Milk Street on the Road: Transylvania –



Seated inside the arc of the Carpathian Mountains, Transylvania is a bucolic landscape of meadows, horse-drawn carts, ancient forests and alpine peaks. Culturally, it’s where Romanian, Hungarian, Saxon and Ottoman influences overlap to form today’s Transylvanian cuisine. The resulting food is deliciously striated – featuring apples and plums from Roman times, rich stews from Hungary, native herbs and wild caraway, and corn, vanilla and baking technique from the Ottomans and Saxons. We’ll taste and use them all on this exclusive-to-Milk Street trip that follows Christopher Kimball’s footsteps on a memorable trip he took with Milk Street friend, teacher and TV guest Irina Georgescu, who is also our guide for the week.

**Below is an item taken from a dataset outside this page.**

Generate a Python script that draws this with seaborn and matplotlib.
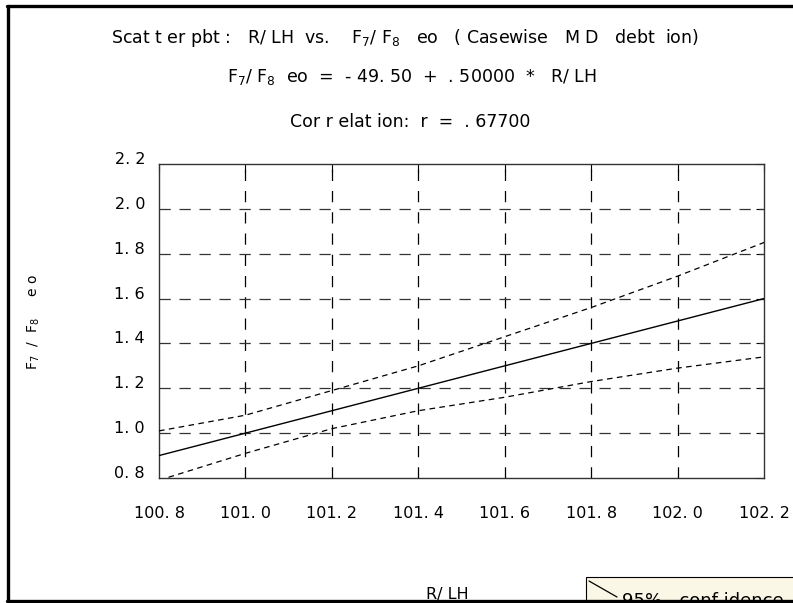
import matplotlib
matplotlib.use("Agg")
import matplotlib.pyplot as plt
import seaborn as sns
import pandas as pd
from matplotlib.lines import Line2D
from matplotlib.patches import Rectangle

# ---- data ----
fit_x = [100.8, 102.2]
fit_y = [0.90, 1.60]
band_x = [100.8, 101.0, 101.2, 101.4, 101.6, 101.8, 102.0, 102.2]
upper_y = [1.01, 1.08, 1.19, 1.30, 1.43, 1.56, 1.70, 1.85]
lower_y = [0.79, 0.91, 1.02, 1.10, 1.16, 1.23, 1.29, 1.34]
x_ticks = [100.8, 101.0, 101.2, 101.4, 101.6, 101.8, 102.0, 102.2]
x_tick_labels = ["100. 8", "101. 0", "101. 2", "101. 4", "101. 6", "101. 8", "102. 0", "102. 2"]
y_ticks = [0.8, 1.0, 1.2, 1.4, 1.6, 1.8, 2.0, 2.2]
y_tick_labels = ["0. 8", "1. 0", "1. 2", "1. 4", "1. 6", "1. 8", "2. 0", "2. 2"]
title1 = "Scat t er pbt :   R/ LH  vs.    F$_7$/ F$_8$   eo   ( Casewise   M D   debt  ion)"
title2 = "F$_7$/ F$_8$  eo  =  - 49. 50  +  . 50000  *   R/ LH"
title3 = "Cor r elat ion:  r  =  . 67700"
x_label = "R/ LH"
y_label = "F$_7$  /  F$_8$     e o"
legend_label = "95%   conf idence"

sns.set_style("white")
plt.rcParams['font.family'] = ['DejaVu Sans']
plt.rcParams['mathtext.fontset'] = 'dejavusans'
plt.rcParams['mathtext.default'] = 'regular'
plt.rcParams['text.color'] = 'black'
plt.rcParams['xtick.color'] = 'black'
plt.rcParams['ytick.color'] = 'black'

W, H = 793, 603
fig = plt.figure(figsize=(W / 100, H / 100), dpi=100)
fig.patch.set_facecolor("white")

def fx(px):
    return px / W

def fy(py):
    return 1 - py / H

ax = fig.add_axes([fx(159), fy(478), (764 - 159) / W, (478 - 164) / H])

fit_df = pd.DataFrame({"x": fit_x, "y": fit_y})
band_df = pd.DataFrame({"x": band_x, "upper": upper_y, "lower": lower_y})

sns.lineplot(data=fit_df, x="x", y="y", ax=ax, color="black", lw=1.0, zorder=3)
sns.lineplot(data=band_df, x="x", y="upper", ax=ax, color="black", lw=0.9,
             zorder=3).lines[-1].set_dashes((4.5, 3.5))
sns.lineplot(data=band_df, x="x", y="lower", ax=ax, color="black", lw=0.9,
             zorder=3).lines[-1].set_dashes((4.5, 3.5))

ax.set_xlim(100.8, 102.2)
ax.set_ylim(0.8, 2.2)
ax.set_xticks(x_ticks)
ax.set_xticklabels(x_tick_labels)
ax.set_yticks(y_ticks)
ax.set_yticklabels(y_tick_labels)
ax.tick_params(axis="both", direction="in", length=6, width=0.8, color="black",
               labelcolor="black", labelsize=11.5, top=True, right=True)
ax.tick_params(axis="x", pad=20)
ax.tick_params(axis="y", pad=10)
for lab in ax.get_yticklabels():
    lab.set_verticalalignment("baseline")

for v in x_ticks[1:-1]:
    ax.axvline(v, color="black", lw=0.9, dashes=(9, 8), zorder=1)
for v in y_ticks[1:-1]:
    ax.axhline(v, color="#333333", lw=0.9, dashes=(9, 7), zorder=1)

for sp in ax.spines.values():
    sp.set_color("#333333")
    sp.set_linewidth(1.0)

ax.set_xlabel("")
ax.set_ylabel("")

fig.text(fx(405), fy(38), title1, ha="center", va="center", fontsize=12.5)
fig.text(fx(412), fy(77), title2, ha="center", va="center", fontsize=12.5)
fig.text(fx(410), fy(122), title3, ha="center", va="center", fontsize=12.5)
fig.text(fx(447), fy(595), x_label, ha="center", va="center", fontsize=11.5)
fig.text(fx(34), fy(322), y_label, ha="center", va="center", fontsize=10, rotation=90)

# figure frame (left, top, bottom)
fig.add_artist(Line2D([fx(8), fx(8)], [fy(6), fy(601)], color="black", lw=2.4))
fig.add_artist(Line2D([fx(7), 1.0], [fy(6), fy(6)], color="black", lw=2.4))

# legend box, cut by the bottom-right corner
fig.add_artist(Rectangle((fx(586), fy(620)), (820 - 586) / W, (620 - 577) / H,
                         facecolor="#fbf7e6", edgecolor="black", lw=0.8,
                         transform=fig.transFigure, clip_on=False))
fig.add_artist(Line2D([fx(589), fx(617)], [fy(581), fy(597)], color="black", lw=0.9))
fig.text(fx(622), fy(606), legend_label, ha="left", va="baseline", fontsize=13)
fig.add_artist(Line2D([fx(7), 1.0], [fy(601), fy(601)], color="black", lw=2.4))

fig.savefig("out.png", dpi=100)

A James Beard award winning author and expert in Romanian food, Irina has designed a trip defined by the contemporary practices of traditional Transylvanian crafts. Expect a farm-to-table sensibility, fruit in your savory foods, herbs in your sweets, many kinds of pickles and an introduction to Romanian winemaking and brewing. We’ll visit renowned cheesemakers and homesteaders on a series of visits to Gastro Locals, a network of slow food restaurants and cooking schools in people’s homes; learn about Romanian wine, beer and brandy, and cook with Irina, one of our favorite cooking teachers. We keep the tour focused on food and culinary traditions, but we won’t miss the local landmarks everyone needs to see, like the region’s famous frescoed fortified churches, forests and working self-sufficient Saxon villages. 

Accompanying Irina will be her long time colleague Szabolcs Tyukodi and, on the first departure in June, Milk Street’s April Dodd.